D) II only References to charts, tables, formulas, or other devices used to forecast securities prices without setting forth difficulties or limitations in their use is prohibited. It is not necessary to indicate how long the system has been used or its performance history. However, nothing prevents this information from being included. The question asks only what must be included.

Under industry rules, customers who wish to trade options must receive a copy of the options disclosure document (ODD)** A) at or before the mailing of the next monthly statement. B) within 15 days of account approval. C) at or before the mailing of the confirmation representing the first options trade. D) at or before account approval.

D) at or before account approval. All prospective options customers must receive a copy of the ODD at or before the time the account is approved to trade options. It is the options account agreement that must be signed and returned to the broker-dealer within 15 days of account approval.

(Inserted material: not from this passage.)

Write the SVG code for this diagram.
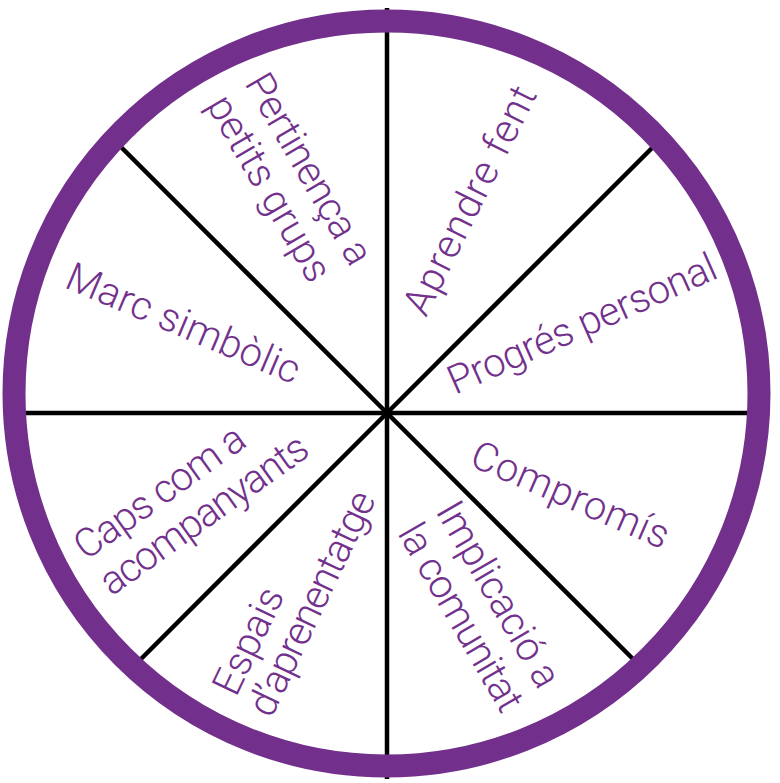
<svg xmlns="http://www.w3.org/2000/svg" width="780" height="783" viewBox="0 0 780 783">
<style>
.lbl{font-family:"Roboto","Liberation Sans",sans-serif;font-weight:300;font-size:40px;fill:#72318c}
.spoke{stroke:#000;stroke-width:4.5;fill:none}
.ring{fill:none;stroke:#72308c;stroke-width:23}
</style>
<rect width="780" height="783" fill="#fff"/>
<g id="connectors">
<line class="spoke" x1="387" y1="8" x2="387" y2="779"/>
<line class="spoke" x1="20" y1="413" x2="752" y2="413"/>
<line class="spoke" x1="387" y1="413" x2="117" y2="143"/>
<line class="spoke" x1="387" y1="413" x2="657" y2="143"/>
<line class="spoke" x1="387" y1="413" x2="137" y2="663"/>
<line class="spoke" x1="387" y1="413" x2="637" y2="663"/>
</g>
<circle class="ring" cx="386.5" cy="393.5" r="372.5"/>
<g id="marc"><text class="lbl" transform="translate(63,287) rotate(23)" textLength="250">Marc simbòlic</text></g>
<g id="pertinenca"><text class="lbl" transform="translate(244,83) rotate(60)"><tspan x="0" y="0" textLength="214">Pertinença a</tspan><tspan x="0" y="44" textLength="208">petits grups</tspan></text></g>
<g id="aprendre"><text class="lbl" transform="translate(426,318) rotate(-63.5)" textLength="250">Aprendre fent</text></g>
<g id="progres"><text class="lbl" transform="translate(455,395) rotate(-24)" textLength="290">Progrés personal</text></g>
<g id="compromis"><text class="lbl" transform="translate(468,465) rotate(23.5)" textLength="212">Compromís</text></g>
<g id="implicacio"><text class="lbl" transform="translate(435,511) rotate(60)"><tspan x="0" y="0" textLength="208">Implicació a</tspan><tspan x="0" y="44" textLength="210">la comunitat</tspan></text></g>
<g id="espais"><text class="lbl" transform="translate(236,698) rotate(-64.5)"><tspan x="0" y="0" textLength="114">Espais</tspan><tspan x="-4" y="41" textLength="244">d’aprenentatge</tspan></text></g>
<g id="caps"><text class="lbl" transform="translate(86,561) rotate(-35.5)"><tspan x="0" y="0" textLength="200">Caps com a</tspan><tspan x="0" y="44" textLength="246">acompanyants</tspan></text></g>
</svg>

A client has a cash account at his broker-dealer. Now, he wishes to open a margin account as well. Which of the following best describes the procedure the firm must follow?*** Oral instructions to open the account are sufficient because the customer relationship already exists. The customer must make the request in writing, either by postal mail, email, or by fax. The firm must obtain a properly executed written margin account agreement promptly after the initial transaction in the account. The customer must physically present himself at the agent's office and sign the appropriate papers.

The firm must obtain a properly executed written margin account agreement promptly after the initial transaction in the account. Opening a margin account is more involved than opening a cash account. There are some agreements requiring the customer's signature. The firm must obtain a properly executed written margin account agreement promptly after the initial transaction in the account. The presence of an existing cash account is meaningless here.